Historically fascinating post-Beatles mish-mash...
Historically fascinating post-Beatles mish-mash…
Recorded under a hostile gaze – Paul was The Man Who Split The Beatles, after all, and had even sued his bandmates – 1971’s Ram was McCartney’s real return to the pop arena after his demo-faced debut.
The publicity for this latest reissue, full of extras and flummery, calls it “legendary” but it’s not that, just occasionally brilliant and historically fascinating. The main problem for listeners used to the coherence of the Beatles is that, from the brilliant (the anti-Lennon “Too Many People”, the mini-Abbey Road of “Admiral Halsey/Uncle Albert” to the ordinary (the boogie of “Smile Away”, the woogie of “Monkberry Moon Delight”), nothing quite gels. Even the single “Back Seat Of My Car”, which is better than 90% of Let It Be, seems to chase its tail for four minutes.
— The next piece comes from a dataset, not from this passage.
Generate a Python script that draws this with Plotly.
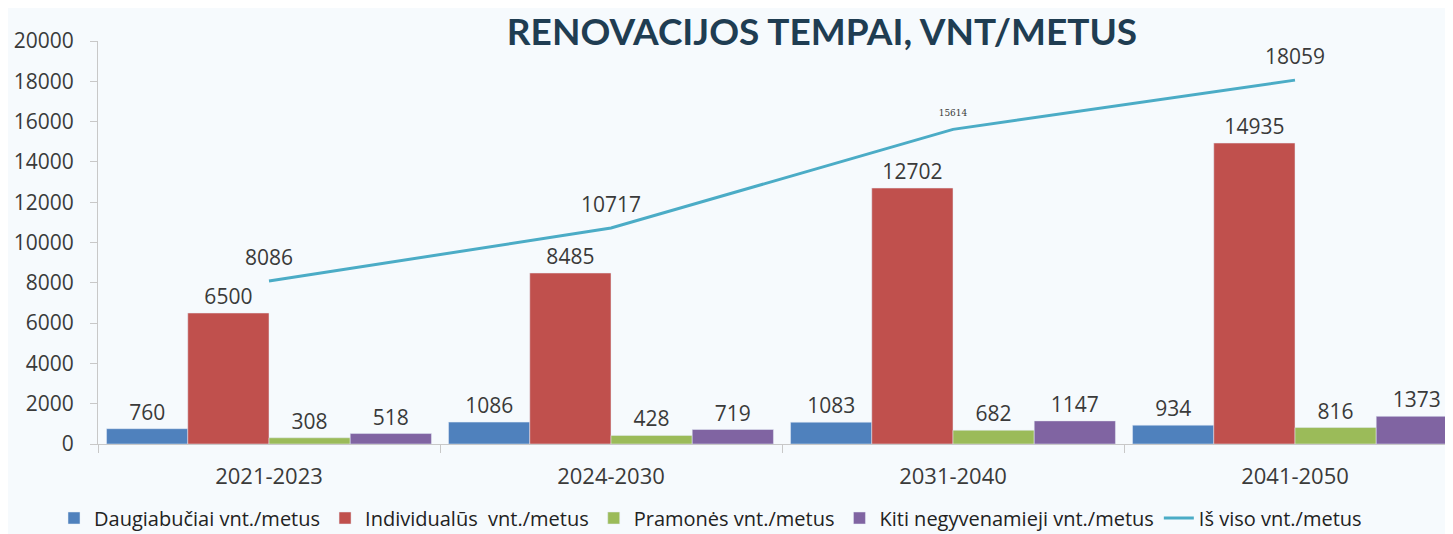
import plotly.graph_objects as go

categories = ["2021-2023", "2024-2030", "2031-2040", "2041-2050"]
daugiabuciai = [760, 1086, 1083, 934]
individualus = [6500, 8485, 12702, 14935]
pramones = [308, 428, 682, 816]
kiti = [518, 719, 1147, 1373]
is_viso = [8086, 10717, 15614, 18059]
y_ticks = [0, 2000, 4000, 6000, 8000, 10000, 12000, 14000, 16000, 18000, 20000]

series = [
    ("Daugiabučiai vnt./metus", daugiabuciai, "#4f81bd"),
    ("Individualūs  vnt./metus", individualus, "#c0504d"),
    ("Pramonės vnt./metus", pramones, "#9bbb59"),
    ("Kiti negyvenamieji vnt./metus", kiti, "#8064a2"),
]

FONT = "Open Sans"
TXT = "#3a3a3a"
W, H = 1445, 526  # page body adds an 8px margin

fig = go.Figure()
for name, vals, col in series:
    fig.add_trace(go.Bar(
        x=categories, y=vals, name=name, marker_color=col,
        text=[str(v) for v in vals], textposition="outside",
        textfont=dict(size=21, color=TXT, family=FONT),
        cliponaxis=False,
    ))

fig.add_trace(go.Scatter(
    x=categories, y=is_viso, name="Iš viso vnt./metus", mode="lines",
    line=dict(color="#4bacc6", width=3), cliponaxis=False,
))

line_sizes = [21, 21, 9, 21]
line_fonts = [FONT, FONT, "DejaVu Serif", FONT]
fig.add_trace(go.Scatter(
    x=categories, y=is_viso, mode="markers+text", showlegend=False, hoverinfo="skip",
    marker=dict(size=16, opacity=0, color="#4bacc6"),
    text=[str(v) for v in is_viso], textposition="top center",
    textfont=dict(size=line_sizes, color=TXT, family=line_fonts),
    cliponaxis=False,
))

fig.update_layout(
    width=W, height=H,
    paper_bgcolor="#f6fafd", plot_bgcolor="#f6fafd",
    margin=dict(l=90, r=0, t=33, b=90, autoexpand=False),
    barmode="group", bargap=0.05, bargroupgap=0,
    font=dict(family=FONT, size=20, color=TXT),
    title=dict(text="<b>RENOVACIJOS TEMPAI, VNT/METUS</b>",
               x=814 / W, xanchor="center", xref="container",
               y=1 - 24 / H, yanchor="middle", yref="container",
               font=dict(family="Lato", size=37, color="#1f3d52")),
    showlegend=True,
    legend=dict(orientation="h", xref="container", x=46 / W, xanchor="left",
                yref="container", y=16 / H, yanchor="middle",
                font=dict(size=20, color="#222222", family=FONT),
                itemwidth=30, tracegroupgap=0, traceorder="normal"),
    xaxis=dict(range=[-0.5, 3.462], showline=True, linecolor="#c8c8c8",
               ticks="outside", tickson="boundaries", ticklen=8, tickcolor="#c8c8c8",
               ticklabelstandoff=13,
               tickfont=dict(size=22, color=TXT), showgrid=False, zeroline=False),
    yaxis=dict(range=[0, 20000], tickvals=y_ticks, tickformat="d", showline=True,
               linecolor="#c8c8c8", ticks="outside", ticklen=7, tickcolor="#c8c8c8",
               ticklabelstandoff=12, showgrid=False, zeroline=False,
               tickfont=dict(size=21, color=TXT)),
)

fig.write_html("out.html")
That said, separated from its era and the defensiveness (“We believe that we can’t be wrong”) which spawned it, Ram sounds great (the remaster adds nothing) and we don’t have to compare it to Imagine or All Things Must Pass.
EXTRAS: 7/10 This reissue also contains several decent unreleased or rare songs from the period, as well as the single “Another Day” (subject of Lennon’s imminent ire in “How Do You Sleep”), but also the bizarrely great Thrillington album, McCartney’s 1997 orchestral version of Ram.